7. İçeriği Çok Sayıda Sayfaya Bölmek

İçeriği okunmaz hale getirmeden çok sayıda reklamın bir sayfada bulunamayacağını anlayan website tasarımcıları, bu sorunu şöyle çözmeye başladı: İçeriği bin parçaya bölüp, her bir cümleyi veya paragrafı görmek için ziyaretçinin bir sonraki sayfa numarasına tıklamasını isteyerek. Böylece her bir sayfada farklı bir reklam olabilir. Bunu yaptığınızda, bir reklam okyanusunda kaybolmuş içerik parçacıkları ortaya çıkacaktır.

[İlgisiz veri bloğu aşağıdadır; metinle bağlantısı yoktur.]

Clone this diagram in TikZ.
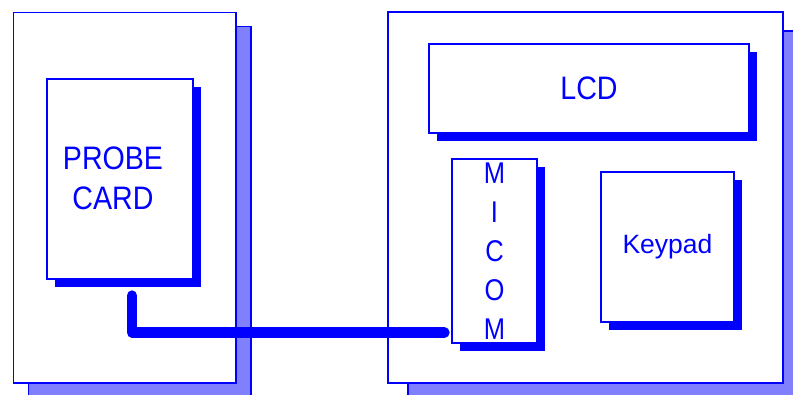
\documentclass[tikz,border=0pt]{standalone}
\usepackage{fontspec}
\setmainfont{Liberation Sans}
\newfontfamily\probefont[FakeStretch=0.88]{Liberation Sans}
\newfontfamily\micomfont[FakeStretch=0.85]{Liberation Sans}
\usetikzlibrary{shadows,calc}
\definecolor{shadelight}{HTML}{8080FF}
\tikzset{
  outerbox/.style n args={2}{draw=blue, line width=1.5pt, fill=white, inner sep=0pt,
    drop shadow={shadow xshift=#1, shadow yshift=#2, opacity=1, fill=shadelight, draw=blue}},
  innerbox/.style={draw=blue, line width=1.2pt, fill=white, inner sep=0pt, text=blue,
    drop shadow={shadow xshift=7.5pt, shadow yshift=-7.5pt, opacity=1, fill=blue, draw=none}},
  boxtext/.style={text=blue, inner sep=0pt, align=center},
  conn/.style={draw=blue, line width=10.5pt, line cap=round, line join=round}
}
\begin{document}
\begin{tikzpicture}[x=1pt,y=-1pt]
\useasboundingbox (0,0) rectangle (793,394);
% outer units
\node[outerbox={15pt}{-14pt}, minimum width=222.5pt, minimum height=370.5pt] (leftunit) at (124.75,197.75) {};
\node[outerbox={20pt}{-19pt}, minimum width=395pt, minimum height=371pt] (rightunit) at (585.5,197.5) {};
% inner boxes
\node[innerbox, minimum width=146pt, minimum height=200pt] (probe) at (120,179) {};
\node[boxtext, font=\probefont\fontsize{32.5}{39.5}\selectfont] (probetext) at (113,178.5) {PROBE\\CARD};
\node[innerbox, minimum width=320pt, minimum height=89pt, font=\probefont\fontsize{32.5}{38}\selectfont] (lcd) at (589,88.5) {LCD};
\node[innerbox, minimum width=85pt, minimum height=184pt, align=center, font=\micomfont\fontsize{30}{39}\selectfont] (micom) at (494.5,251) {M\\I\\C\\O\\M};
\node[innerbox, minimum width=133pt, minimum height=150pt, font=\fontsize{26.5}{30}\selectfont] (keypad) at (667.5,247) {Keypad};
% connector
\draw[conn] ($(probe.south)+(12,16)$) |- ($(micom.south west)+(-7,-11)$);
\end{tikzpicture}
\end{document}
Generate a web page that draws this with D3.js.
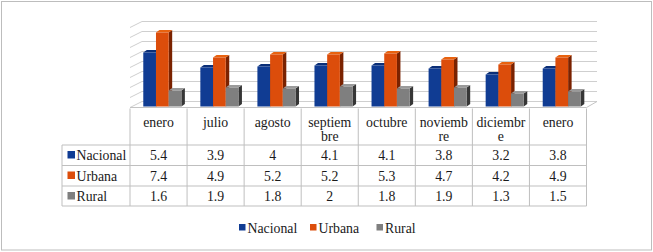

Bu yöntem, sadece ziyaretçilerin tepesini attırmakla kalmaz ve Google'ın içerik kurallarını da ihlal eder. Bu uygulama söz konusu olduğunda Google, ayrıntılı bir yazı değil, içeriği çok zayıf 30 sayfa görür ve bunların hiçbirine yüksek puan vermez. İçeriği sayfalandırma yoluna gidecekseniz, 3 sayfayı kesinlikle geçmemelisiniz ve her bir sayfanın içeriğini de, Google'ın kaliteli ve bilgi verici olarak görmesini sağlayacak şekilde hazırlamalısınız.